Vi um programa sobre como passam os espanhóis as férias de Verão, no país que tem a maior taxa de desemprego da União Europeia. O programa fala das pessoas simples, dos imigrantes, africanos, chineses e mouros que se passeiam pelas praias vendendo mercadoria de contrabando, a 20 Euros por dia, ou que consertam os carrinhos de choque, nas feiras, ou que vivem em caravanas de feira e tentam fazer delas um lar. Dos evangélicos que escolhem um riozito com pouca água, perto de Toledo e vão vestidos de branco, para ser baptizados, com as suas guitarras espanholas, cantando hinos a um Deus de Amor. Vejo a gente pobre galega que vai colher percebes proibidos às ravinas das rias e, depois de fugirem à Polícia, mudam rapidamente os fatos impermeáveis para irem vender este marisco raro, aos restaurantes.
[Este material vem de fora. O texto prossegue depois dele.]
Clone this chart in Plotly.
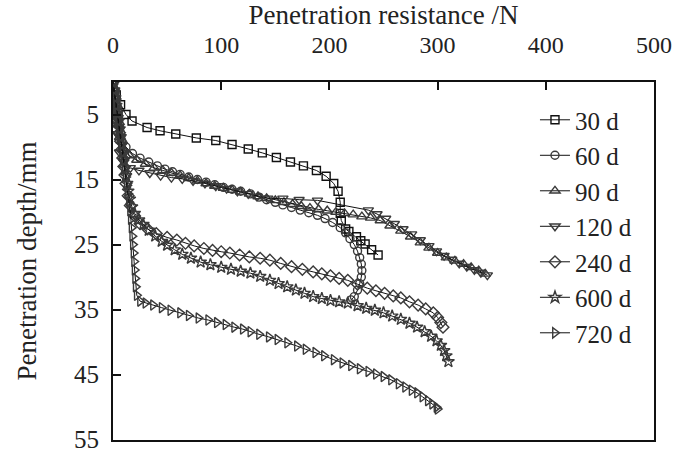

Ou dum grupo de jovens que compõe uma orquestra de feira e viaja de uma cidade para outra, divertindo multidões, com as dançarinas mudando os seus vestidos vaporosos de 10 Euros, num vão de escada, em quatro minutos antes da próxima canção. Vejo-os a sorrir, se bem que durmam na camioneta, há seis anos, todos os Verões, contando pelos dedos os dias que tiveram de férias. E ainda encontram tempo para cantarem uma canção uns aos outros, que fala de paixão e de amor. Não são as pessoas que aparecem na capa da revista «Hola», se bem que também esses tenham a sua pobreza, muitas vezes bem mais difícil de vencer. E vejo o cartaz perdido de um cantor cigano, Rafael de Alcalá, que ninguém conhece, que não deve mais ter que o calor da sua voz e da sua guitarra, numa noite perdida. Do seu rosto marcado, de queixo erguido, vejo que a riqueza não tem cotação.
Vejo então o filme «por quem os sinos dobram», com Cary Grant e Ingrid Bergman, em que a cena final é a do voluntário norte-americano, do lado republicano que, depois de ter dinamitado uma ponte aos nacionalistas, se sai mal e tem de se despedir da rapariga espanhola por quem se apaixonou. De perna partida encosta-se uns instantes à metralhadora com que vai vender cara a vida. Pensa na sua querida América, pensa em Madrid, colorida e, por fim pensa na rapariga que partiu, dizendo: estar contigo foi sempre presente e, na Eternidade, não existe mais que o presente.
Não odeio ninguém de Espanha, nem republicanos, nem falangistas, nem os Grandes dela que querem comprar o meu Povo, o qual se continua a endividar para não parecer pobre. Os sinos dobram por nós, por nós todos, na Eternidade, mesmo que ninguém os queira ouvir.